4. Del Martin and Phyllis Lyon. There are a number of people whose very names represent the struggle for marriage equality faced by LGBT persons. But Del Martin and Phyllis Lyon are part of the foundation of today’s LGBT rights movement, having co-founded the Daughters of Bilitis fifty years ago at a time when you could be fired or imprisoned simply for being gay. They were the first same-sex couple married in San Francisco four years ago when Mayor Gavin Newsom issued a decree allowing gay marriages (it was suspended one month later by the California Supreme Court). This year, they married once again, although this time it was recognized by the entire state of California following the state Supreme Court’s ruling in May that (temporarily) legalized gay marriage. Two months later, in August 2008, Del Martin passed away. Though her passing ended the life and career of an LGBT rights icon, both Martin’s and Lyon’s work for LGBT rights came full circle with their legal marriage this year.

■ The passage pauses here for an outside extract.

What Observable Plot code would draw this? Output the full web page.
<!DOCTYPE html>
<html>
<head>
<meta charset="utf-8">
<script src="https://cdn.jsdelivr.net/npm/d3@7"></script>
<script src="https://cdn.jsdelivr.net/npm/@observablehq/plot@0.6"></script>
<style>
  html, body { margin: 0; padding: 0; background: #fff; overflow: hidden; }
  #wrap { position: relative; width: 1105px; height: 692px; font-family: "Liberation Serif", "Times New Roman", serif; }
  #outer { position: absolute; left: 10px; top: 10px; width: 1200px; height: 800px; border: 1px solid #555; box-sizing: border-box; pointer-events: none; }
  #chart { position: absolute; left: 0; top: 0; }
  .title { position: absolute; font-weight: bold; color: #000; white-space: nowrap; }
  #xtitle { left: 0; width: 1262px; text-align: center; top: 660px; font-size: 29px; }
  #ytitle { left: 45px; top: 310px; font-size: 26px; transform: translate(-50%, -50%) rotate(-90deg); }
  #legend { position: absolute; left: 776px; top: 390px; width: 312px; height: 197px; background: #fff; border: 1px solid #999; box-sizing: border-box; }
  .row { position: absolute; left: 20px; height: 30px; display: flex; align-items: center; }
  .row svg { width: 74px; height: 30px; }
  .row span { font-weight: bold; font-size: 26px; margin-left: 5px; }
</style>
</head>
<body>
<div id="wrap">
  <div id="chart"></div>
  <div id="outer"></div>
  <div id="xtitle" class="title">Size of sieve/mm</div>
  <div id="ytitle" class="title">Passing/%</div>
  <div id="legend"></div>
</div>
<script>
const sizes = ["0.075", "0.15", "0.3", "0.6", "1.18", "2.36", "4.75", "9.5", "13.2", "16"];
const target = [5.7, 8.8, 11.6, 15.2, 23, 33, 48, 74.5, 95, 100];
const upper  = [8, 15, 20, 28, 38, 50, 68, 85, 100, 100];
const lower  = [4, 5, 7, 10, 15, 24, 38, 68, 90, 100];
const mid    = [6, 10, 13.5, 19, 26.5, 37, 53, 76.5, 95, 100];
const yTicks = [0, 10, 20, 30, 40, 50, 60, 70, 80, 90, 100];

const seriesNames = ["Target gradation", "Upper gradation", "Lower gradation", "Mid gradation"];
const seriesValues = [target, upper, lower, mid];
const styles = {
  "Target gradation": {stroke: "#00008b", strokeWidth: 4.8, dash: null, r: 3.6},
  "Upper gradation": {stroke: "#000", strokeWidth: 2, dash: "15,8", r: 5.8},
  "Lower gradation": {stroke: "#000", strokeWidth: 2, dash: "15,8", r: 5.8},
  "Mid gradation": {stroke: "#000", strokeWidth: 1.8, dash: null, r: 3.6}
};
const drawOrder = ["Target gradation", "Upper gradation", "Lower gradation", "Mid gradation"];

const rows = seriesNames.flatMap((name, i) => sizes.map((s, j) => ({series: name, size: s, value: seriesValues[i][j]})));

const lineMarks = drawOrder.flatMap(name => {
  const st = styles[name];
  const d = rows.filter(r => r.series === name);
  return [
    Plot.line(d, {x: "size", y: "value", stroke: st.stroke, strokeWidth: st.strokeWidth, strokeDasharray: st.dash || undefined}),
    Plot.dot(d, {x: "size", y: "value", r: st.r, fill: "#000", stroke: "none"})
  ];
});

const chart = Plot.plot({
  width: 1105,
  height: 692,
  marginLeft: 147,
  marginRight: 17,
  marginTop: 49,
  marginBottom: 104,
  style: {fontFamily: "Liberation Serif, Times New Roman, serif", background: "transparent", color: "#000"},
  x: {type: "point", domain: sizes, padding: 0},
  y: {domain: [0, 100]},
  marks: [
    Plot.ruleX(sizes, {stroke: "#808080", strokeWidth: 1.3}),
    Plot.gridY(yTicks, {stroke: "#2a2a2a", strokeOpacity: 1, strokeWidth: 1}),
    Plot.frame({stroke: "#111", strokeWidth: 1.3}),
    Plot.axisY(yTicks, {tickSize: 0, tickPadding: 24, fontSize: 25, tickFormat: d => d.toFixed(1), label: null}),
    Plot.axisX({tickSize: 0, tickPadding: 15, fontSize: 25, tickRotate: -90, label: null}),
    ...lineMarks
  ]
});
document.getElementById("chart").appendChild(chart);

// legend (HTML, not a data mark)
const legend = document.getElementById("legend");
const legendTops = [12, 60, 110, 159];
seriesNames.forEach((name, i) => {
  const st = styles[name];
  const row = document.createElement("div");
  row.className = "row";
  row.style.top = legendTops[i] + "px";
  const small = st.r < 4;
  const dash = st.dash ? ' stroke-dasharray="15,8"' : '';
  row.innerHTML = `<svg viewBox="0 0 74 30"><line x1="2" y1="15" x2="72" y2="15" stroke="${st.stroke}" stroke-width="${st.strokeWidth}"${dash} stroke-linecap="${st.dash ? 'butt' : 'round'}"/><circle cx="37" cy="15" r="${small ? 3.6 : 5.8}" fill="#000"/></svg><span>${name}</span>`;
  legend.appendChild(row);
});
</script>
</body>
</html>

3. Governor David Paterson. I can’t wait to read the “2008” chapter in Governor Paterson’s autobiography. First the guy becomes Governor after his boss resigns the office because of a prostitution scandal. Two months later, the fledgling governor issues an executive declaration saying that New York will become the first state in the U.S. to recognize gay marriages conducted anywhere they are legal. It was a sly political move to hopscotch over the state’s Senate, a perennial roadblock to legalizing gay marriage in the Empire State. So while New York State still isn’t recognizing gay marriages conducted in Syracuse or Elmira, they are recognizing marriages conducted in Hartford and Boston. That’s entirely because of Paterson. Now let’s see if he can convince the state legislature to pass marriage equality legislation. He’s vowed to sign it if a bill comes to his desk.

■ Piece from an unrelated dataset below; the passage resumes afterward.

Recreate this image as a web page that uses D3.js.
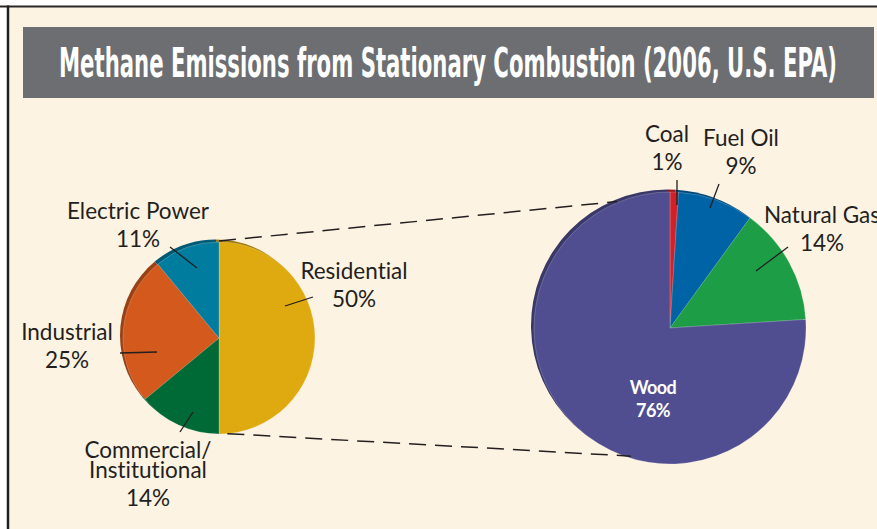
<!DOCTYPE html>
<html>
<head>
<meta charset="utf-8">
<script src="https://cdn.jsdelivr.net/npm/d3@7"></script>
<style>
  html, body { margin: 0; padding: 0; background: #fff; }
  svg { display: block; }
  text { font-variant-ligatures: none; }
</style>
</head>
<body>
<svg id="chart" width="877" height="529"></svg>
<script>
// Data
var title = "Methane Emissions from Stationary Combustion (2006, U.S. EPA)";

var sectorNames = ["Residential", "Commercial/Institutional", "Industrial", "Electric Power"];
var sectorValues = [50, 14, 25, 11];
var sectorColors = ["#DEAA10", "#006A37", "#D3591D", "#007C9E"];

var fuelNames = ["Coal", "Fuel Oil", "Natural Gas", "Wood"];
var fuelValues = [1, 9, 14, 76];
var fuelColors = ["#D2202A", "#0063A6", "#1E9D47", "#504D90"];

// Layout: label text anchor and leader line, relative to pie centre
var sectorLayout = {
  "Residential":              {label: [135, -59], leader: [94, -41, 66, -32]},
  "Commercial/Institutional": {label: [-71, 120], leader: [-39, 94, -26, 74], gap: 20},
  "Industrial":               {label: [-152, 2], leader: [-99, 15, -62, 14]},
  "Electric Power":           {label: [-81, -119], leader: [-49, -91, -22, -70]}
};
var fuelLayout = {
  "Coal":        {label: [-3, -186], leader: [7, -148, 7, -123]},
  "Fuel Oil":    {label: [71, -182], leader: [49, -144, 40, -120]},
  "Natural Gas": {label: [152, -105], leader: [118, -81, 86, -57]},
  "Wood":        {label: [-17, 66], inside: true}
};

var W = 877, H = 529;
var svg = d3.select("#chart");
var ink = "#231F20";

// frame
svg.append("rect").attr("x", 8).attr("y", 6).attr("width", W).attr("height", H)
  .attr("fill", "#FDF3E3");
svg.append("line").attr("x1", 0).attr("x2", W).attr("y1", 6.5).attr("y2", 6.5)
  .attr("stroke", "#2a2727").attr("stroke-width", 2);
svg.append("line").attr("x1", 8).attr("x2", 8).attr("y1", 5.5).attr("y2", H)
  .attr("stroke", ink).attr("stroke-width", 2.5);

// title bar
svg.append("rect").attr("x", 23).attr("y", 27).attr("width", 851).attr("height", 71)
  .attr("fill", "#6D6E71");
svg.append("text").attr("x", 448).attr("y", 77)
  .attr("text-anchor", "middle")
  .attr("font-family", "'Liberation Sans Narrow', 'DejaVu Sans Condensed', sans-serif")
  .attr("font-weight", "bold").attr("font-size", 40)
  .attr("textLength", 778).attr("lengthAdjust", "spacingAndGlyphs")
  .attr("fill", "#fff").text(title);

var pie = d3.pie().sort(null).value(function(d) { return d; });

function drawPie(cx, cy, r, names, values, colors, layout) {
  var arcs = pie(values);
  var arc = d3.arc().innerRadius(0).outerRadius(r);
  var g = svg.append("g").attr("transform", "translate(" + cx + "," + cy + ")");

  // darker rim, pushed up-left, for the tilted look
  g.append("g").attr("transform", "translate(-3,-2.5)")
    .selectAll("path").data(arcs).enter().append("path")
    .attr("d", arc)
    .attr("fill", function(d, i) { return d3.color(colors[i]).darker(0.9); });

  g.append("g").selectAll("path").data(arcs).enter().append("path")
    .attr("d", arc)
    .attr("fill", function(d, i) { return colors[i]; })
    .attr("stroke", "rgba(255,255,255,0.35)").attr("stroke-width", 0.6);

  names.forEach(function(name, i) {
    var L = layout[name];
    var lines = name.indexOf("/") >= 0 ? [name.split("/")[0] + "/", name.split("/")[1]] : [name];
    var gap = L.gap || 29;
    var t = g.append("text")
      .attr("text-anchor", "middle")
      .attr("font-family", "Lato, 'Open Sans', sans-serif")
      .attr("font-size", L.inside ? 18 : 22.5)
      .attr("font-weight", L.inside ? "bold" : "normal")
      .attr("letter-spacing", L.inside ? -0.6 : 0)
      .attr("fill", L.inside ? "#fff" : ink);
    lines.forEach(function(s, k) {
      t.append("tspan").attr("x", L.label[0]).attr("y", L.label[1] + k * gap).text(s);
    });
    t.append("tspan").attr("x", L.label[0])
      .attr("y", L.label[1] + (lines.length - 1) * gap + (L.inside ? 23 : 28))
      .text(values[i] + "%");
    if (L.leader) {
      g.append("line")
        .attr("x1", L.leader[0]).attr("y1", L.leader[1])
        .attr("x2", L.leader[2]).attr("y2", L.leader[3])
        .attr("stroke", ink).attr("stroke-width", 1.3);
    }
  });
  return {cx: cx, cy: cy, r: r};
}

var left = drawPie(219, 338, 96, sectorNames, sectorValues, sectorColors, sectorLayout);
var right = drawPie(670, 328, 136, fuelNames, fuelValues, fuelColors, fuelLayout);

// connector lines between the pies
function onCircle(p, deg, rr) {
  var a = deg * Math.PI / 180;
  return [p.cx + rr * Math.sin(a), p.cy - rr * Math.cos(a)];
}
var connectors = [
  [onCircle(left, 0, left.r + 1), onCircle(right, -22.6, right.r + 1)],
  [onCircle(left, 175, left.r), onCircle(right, 197, right.r - 2)]
];
svg.selectAll("line.connector").data(connectors).enter().append("line")
  .attr("class", "connector")
  .attr("x1", function(d) { return d[0][0]; }).attr("y1", function(d) { return d[0][1]; })
  .attr("x2", function(d) { return d[1][0]; }).attr("y2", function(d) { return d[1][1]; })
  .attr("stroke", ink).attr("stroke-width", 1.5).attr("stroke-dasharray", "17,9");
</script>
</body>
</html>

2. The staff of the Courage Campaign (CC). We could single out any number of folks here. There’s Rick Jacobs, the co-founder of Brave New Films and chair of CC. There’s Eden James, the former Field Director for Rep. Jerry McNerney’s 2006 Congressional run and CC’s Managing Director. Or Julia Rosen, the Online Political Director of CC who used to work for Common Cause and the Alliance for a Better California. The list goes on…but the Courage Campaign has emerged as the preeminent progressive organization in California. In the wake of Proposition 8’s passage in California, the Courage Campaign was one of the first to take a reflective look at what went wrong, and has vowed to make sure that any future campaign over marriage equality in California won’t look like what we saw in 2008. (Their online statement calling for a repeal of Prop 8 has more than 311,000 signatures as of this writing, and they have a January training camp planned, Camp Courage, to train marriage equality activists to work the field and build networks for progressive causes.) As Jacobs explained in an interview with Queerty’s Japhy Grant, “We must catalyze and build the grassroots/netroots movement and we must have smart political leadership. We need both. The organizations that ran the last campaign must not run the next one. And the next campaign began on November 5th. The last campaign consisted largely of an executive committee…they did not include actively labor and other progressive allies. The campaign was top down and insular. That cannot happen again.” Amen.
1. Tie. Amy Balliet and Willow White. Folks have penned it Stonewall 2.0, but one thing remains clear: the massive organizing that took place in the aftermath of Proposition 8 wouldn’t look the same without Join the Impact, the Web site launched after a conversation between Balliet and White. Balliet (who lives in Seattle) and White (who lives in Cleveland) were wondering how they could speak out against Proposition 8 in their own respective communities. A Web site was launched. A day of action was called. And more than 100,000 people took to the streets in over 300 communities around the country to stand up for marriage equality. Their next act? A January 10 day of action urging people around the country to come together and urge the incoming Obama administration to repeal the Defense of Marriage Act (DOMA).